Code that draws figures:
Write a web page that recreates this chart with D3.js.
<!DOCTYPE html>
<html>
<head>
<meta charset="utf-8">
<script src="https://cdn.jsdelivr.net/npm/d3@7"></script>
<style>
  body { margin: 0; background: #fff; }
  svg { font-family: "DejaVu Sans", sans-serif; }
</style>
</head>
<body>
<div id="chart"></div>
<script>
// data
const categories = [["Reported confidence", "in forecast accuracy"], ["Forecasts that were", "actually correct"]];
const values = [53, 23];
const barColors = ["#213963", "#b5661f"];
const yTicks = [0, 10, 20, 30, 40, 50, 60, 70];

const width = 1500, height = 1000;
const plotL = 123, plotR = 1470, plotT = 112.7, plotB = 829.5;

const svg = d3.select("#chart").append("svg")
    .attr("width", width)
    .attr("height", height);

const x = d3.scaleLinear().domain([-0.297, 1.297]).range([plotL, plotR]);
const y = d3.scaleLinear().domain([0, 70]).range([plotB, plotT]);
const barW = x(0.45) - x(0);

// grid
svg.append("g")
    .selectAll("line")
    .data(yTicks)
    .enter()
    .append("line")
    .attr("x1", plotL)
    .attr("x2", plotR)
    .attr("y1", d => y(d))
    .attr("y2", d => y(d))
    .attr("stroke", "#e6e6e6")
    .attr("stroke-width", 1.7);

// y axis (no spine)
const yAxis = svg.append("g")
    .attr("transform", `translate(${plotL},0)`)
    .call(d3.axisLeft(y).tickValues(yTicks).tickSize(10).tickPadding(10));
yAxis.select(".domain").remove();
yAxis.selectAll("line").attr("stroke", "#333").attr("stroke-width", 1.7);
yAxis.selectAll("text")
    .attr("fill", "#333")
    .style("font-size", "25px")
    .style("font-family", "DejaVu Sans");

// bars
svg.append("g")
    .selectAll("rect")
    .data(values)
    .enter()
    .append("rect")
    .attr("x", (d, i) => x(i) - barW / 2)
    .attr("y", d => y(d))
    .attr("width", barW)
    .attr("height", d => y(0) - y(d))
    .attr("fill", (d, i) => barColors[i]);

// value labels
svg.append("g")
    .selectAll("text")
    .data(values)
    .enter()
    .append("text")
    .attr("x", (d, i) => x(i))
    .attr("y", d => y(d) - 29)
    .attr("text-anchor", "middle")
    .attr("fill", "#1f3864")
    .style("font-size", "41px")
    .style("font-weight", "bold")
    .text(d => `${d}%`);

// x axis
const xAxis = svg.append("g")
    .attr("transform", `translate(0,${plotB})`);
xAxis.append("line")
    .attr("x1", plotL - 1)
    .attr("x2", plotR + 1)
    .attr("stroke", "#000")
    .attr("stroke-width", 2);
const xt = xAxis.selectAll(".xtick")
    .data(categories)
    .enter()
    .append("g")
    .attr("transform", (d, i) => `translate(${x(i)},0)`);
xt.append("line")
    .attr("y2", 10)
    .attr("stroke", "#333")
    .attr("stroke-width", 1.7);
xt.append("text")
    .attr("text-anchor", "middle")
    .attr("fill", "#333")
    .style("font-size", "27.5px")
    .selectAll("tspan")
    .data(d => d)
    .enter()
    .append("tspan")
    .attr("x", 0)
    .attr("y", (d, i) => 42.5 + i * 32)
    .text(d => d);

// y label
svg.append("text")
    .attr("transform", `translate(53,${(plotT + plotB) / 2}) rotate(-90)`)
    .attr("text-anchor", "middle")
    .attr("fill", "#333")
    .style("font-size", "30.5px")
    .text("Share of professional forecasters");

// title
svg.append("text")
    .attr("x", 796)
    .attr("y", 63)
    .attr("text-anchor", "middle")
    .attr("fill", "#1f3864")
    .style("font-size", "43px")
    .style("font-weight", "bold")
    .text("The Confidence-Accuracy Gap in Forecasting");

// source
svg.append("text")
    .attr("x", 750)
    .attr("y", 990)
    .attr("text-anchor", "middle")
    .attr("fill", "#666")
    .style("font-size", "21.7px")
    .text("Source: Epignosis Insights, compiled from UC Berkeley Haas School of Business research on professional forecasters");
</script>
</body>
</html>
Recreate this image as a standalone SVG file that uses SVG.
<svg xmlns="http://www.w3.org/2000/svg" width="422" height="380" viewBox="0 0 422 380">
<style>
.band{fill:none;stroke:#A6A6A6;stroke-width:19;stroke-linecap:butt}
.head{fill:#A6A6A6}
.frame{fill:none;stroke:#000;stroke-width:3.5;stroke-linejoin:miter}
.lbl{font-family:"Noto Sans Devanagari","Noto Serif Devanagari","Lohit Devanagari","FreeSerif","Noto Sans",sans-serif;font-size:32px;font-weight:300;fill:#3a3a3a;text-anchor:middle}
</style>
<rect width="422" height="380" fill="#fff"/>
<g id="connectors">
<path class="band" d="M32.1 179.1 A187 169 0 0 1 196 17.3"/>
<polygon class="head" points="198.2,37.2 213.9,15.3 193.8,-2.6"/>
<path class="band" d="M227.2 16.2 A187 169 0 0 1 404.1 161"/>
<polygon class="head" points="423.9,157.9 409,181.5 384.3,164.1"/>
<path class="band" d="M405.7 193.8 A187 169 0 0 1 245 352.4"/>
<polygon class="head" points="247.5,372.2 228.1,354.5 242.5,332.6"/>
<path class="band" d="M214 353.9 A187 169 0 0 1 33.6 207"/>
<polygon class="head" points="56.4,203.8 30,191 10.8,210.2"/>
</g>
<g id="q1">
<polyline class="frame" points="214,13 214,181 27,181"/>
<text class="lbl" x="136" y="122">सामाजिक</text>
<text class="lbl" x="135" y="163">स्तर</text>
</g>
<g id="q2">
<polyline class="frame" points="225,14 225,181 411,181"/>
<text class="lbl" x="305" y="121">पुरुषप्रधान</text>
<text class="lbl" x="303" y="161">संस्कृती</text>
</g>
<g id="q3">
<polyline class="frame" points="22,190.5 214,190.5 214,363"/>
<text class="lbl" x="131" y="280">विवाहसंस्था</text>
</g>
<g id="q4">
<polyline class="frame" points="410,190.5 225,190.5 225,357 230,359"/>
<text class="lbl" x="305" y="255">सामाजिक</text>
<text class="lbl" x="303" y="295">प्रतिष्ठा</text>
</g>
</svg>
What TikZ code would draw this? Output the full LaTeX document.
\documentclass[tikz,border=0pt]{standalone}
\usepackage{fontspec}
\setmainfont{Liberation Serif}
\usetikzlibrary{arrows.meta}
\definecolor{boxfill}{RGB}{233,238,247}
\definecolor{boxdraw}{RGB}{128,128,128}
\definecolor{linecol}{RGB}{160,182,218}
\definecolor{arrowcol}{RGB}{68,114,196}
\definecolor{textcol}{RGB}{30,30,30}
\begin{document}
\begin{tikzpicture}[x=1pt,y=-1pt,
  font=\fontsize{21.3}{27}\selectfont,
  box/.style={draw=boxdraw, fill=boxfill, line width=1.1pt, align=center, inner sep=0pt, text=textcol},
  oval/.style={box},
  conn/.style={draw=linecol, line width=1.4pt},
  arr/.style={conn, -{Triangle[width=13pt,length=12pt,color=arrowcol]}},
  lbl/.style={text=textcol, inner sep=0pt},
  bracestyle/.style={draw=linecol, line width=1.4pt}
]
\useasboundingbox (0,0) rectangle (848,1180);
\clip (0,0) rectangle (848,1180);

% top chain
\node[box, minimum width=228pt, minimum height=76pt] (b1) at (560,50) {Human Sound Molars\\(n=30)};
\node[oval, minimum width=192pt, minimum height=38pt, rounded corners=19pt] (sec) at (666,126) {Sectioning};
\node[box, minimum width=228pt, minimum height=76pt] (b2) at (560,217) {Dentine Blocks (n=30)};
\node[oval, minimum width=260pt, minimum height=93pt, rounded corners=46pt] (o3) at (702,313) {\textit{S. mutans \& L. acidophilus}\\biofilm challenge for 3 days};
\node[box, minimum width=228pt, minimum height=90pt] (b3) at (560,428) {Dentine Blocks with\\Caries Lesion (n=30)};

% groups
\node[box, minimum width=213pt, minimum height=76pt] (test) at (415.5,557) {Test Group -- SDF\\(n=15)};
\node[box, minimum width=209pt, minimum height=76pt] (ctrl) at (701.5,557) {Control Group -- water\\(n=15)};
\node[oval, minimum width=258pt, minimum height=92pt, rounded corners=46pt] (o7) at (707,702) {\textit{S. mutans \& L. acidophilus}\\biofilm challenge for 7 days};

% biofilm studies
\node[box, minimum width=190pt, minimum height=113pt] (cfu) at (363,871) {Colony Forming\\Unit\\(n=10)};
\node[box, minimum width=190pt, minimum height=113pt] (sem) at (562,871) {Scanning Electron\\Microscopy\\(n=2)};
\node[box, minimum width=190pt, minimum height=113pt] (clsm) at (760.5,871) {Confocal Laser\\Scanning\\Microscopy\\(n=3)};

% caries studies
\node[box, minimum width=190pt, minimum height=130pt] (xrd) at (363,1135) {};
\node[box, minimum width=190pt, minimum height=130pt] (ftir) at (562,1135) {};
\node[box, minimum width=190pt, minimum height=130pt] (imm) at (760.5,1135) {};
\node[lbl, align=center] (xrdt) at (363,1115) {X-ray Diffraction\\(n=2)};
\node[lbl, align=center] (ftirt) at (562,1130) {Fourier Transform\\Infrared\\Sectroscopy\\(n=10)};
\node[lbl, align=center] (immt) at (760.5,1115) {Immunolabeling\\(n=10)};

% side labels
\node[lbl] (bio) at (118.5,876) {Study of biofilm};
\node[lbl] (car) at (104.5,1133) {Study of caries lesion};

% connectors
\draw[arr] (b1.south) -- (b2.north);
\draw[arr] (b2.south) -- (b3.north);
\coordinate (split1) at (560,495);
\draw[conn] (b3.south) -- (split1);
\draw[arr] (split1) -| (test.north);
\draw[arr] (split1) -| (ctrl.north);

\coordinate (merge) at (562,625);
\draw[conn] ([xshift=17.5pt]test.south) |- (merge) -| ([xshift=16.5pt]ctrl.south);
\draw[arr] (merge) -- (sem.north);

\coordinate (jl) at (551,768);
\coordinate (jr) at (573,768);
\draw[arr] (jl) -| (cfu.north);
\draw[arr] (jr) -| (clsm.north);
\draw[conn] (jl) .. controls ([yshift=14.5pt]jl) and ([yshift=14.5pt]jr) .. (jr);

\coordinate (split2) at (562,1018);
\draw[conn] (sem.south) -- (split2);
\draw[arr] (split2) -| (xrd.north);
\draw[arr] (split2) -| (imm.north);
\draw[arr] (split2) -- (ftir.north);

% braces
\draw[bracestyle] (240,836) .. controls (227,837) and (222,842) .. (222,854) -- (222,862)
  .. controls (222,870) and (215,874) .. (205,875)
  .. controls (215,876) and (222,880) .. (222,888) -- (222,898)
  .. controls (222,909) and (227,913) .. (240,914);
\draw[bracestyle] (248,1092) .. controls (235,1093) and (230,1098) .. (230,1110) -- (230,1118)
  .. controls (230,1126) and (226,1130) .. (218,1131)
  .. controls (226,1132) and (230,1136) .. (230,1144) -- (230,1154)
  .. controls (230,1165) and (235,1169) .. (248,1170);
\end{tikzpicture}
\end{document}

◆ Aim of the task
Word for word, reproduce the listing above from its start up to and including the line that has "const barW = x(0.45) - x(0);". Give only those lines.

◆ Finished answer
Write a web page that recreates this chart with D3.js.
<!DOCTYPE html>
<html>
<head>
<meta charset="utf-8">
<script src="https://cdn.jsdelivr.net/npm/d3@7"></script>
<style>
  body { margin: 0; background: #fff; }
  svg { font-family: "DejaVu Sans", sans-serif; }
</style>
</head>
<body>
<div id="chart"></div>
<script>
// data
const categories = [["Reported confidence", "in forecast accuracy"], ["Forecasts that were", "actually correct"]];
const values = [53, 23];
const barColors = ["#213963", "#b5661f"];
const yTicks = [0, 10, 20, 30, 40, 50, 60, 70];

const width = 1500, height = 1000;
const plotL = 123, plotR = 1470, plotT = 112.7, plotB = 829.5;

const svg = d3.select("#chart").append("svg")
    .attr("width", width)
    .attr("height", height);

const x = d3.scaleLinear().domain([-0.297, 1.297]).range([plotL, plotR]);
const y = d3.scaleLinear().domain([0, 70]).range([plotB, plotT]);
const barW = x(0.45) - x(0);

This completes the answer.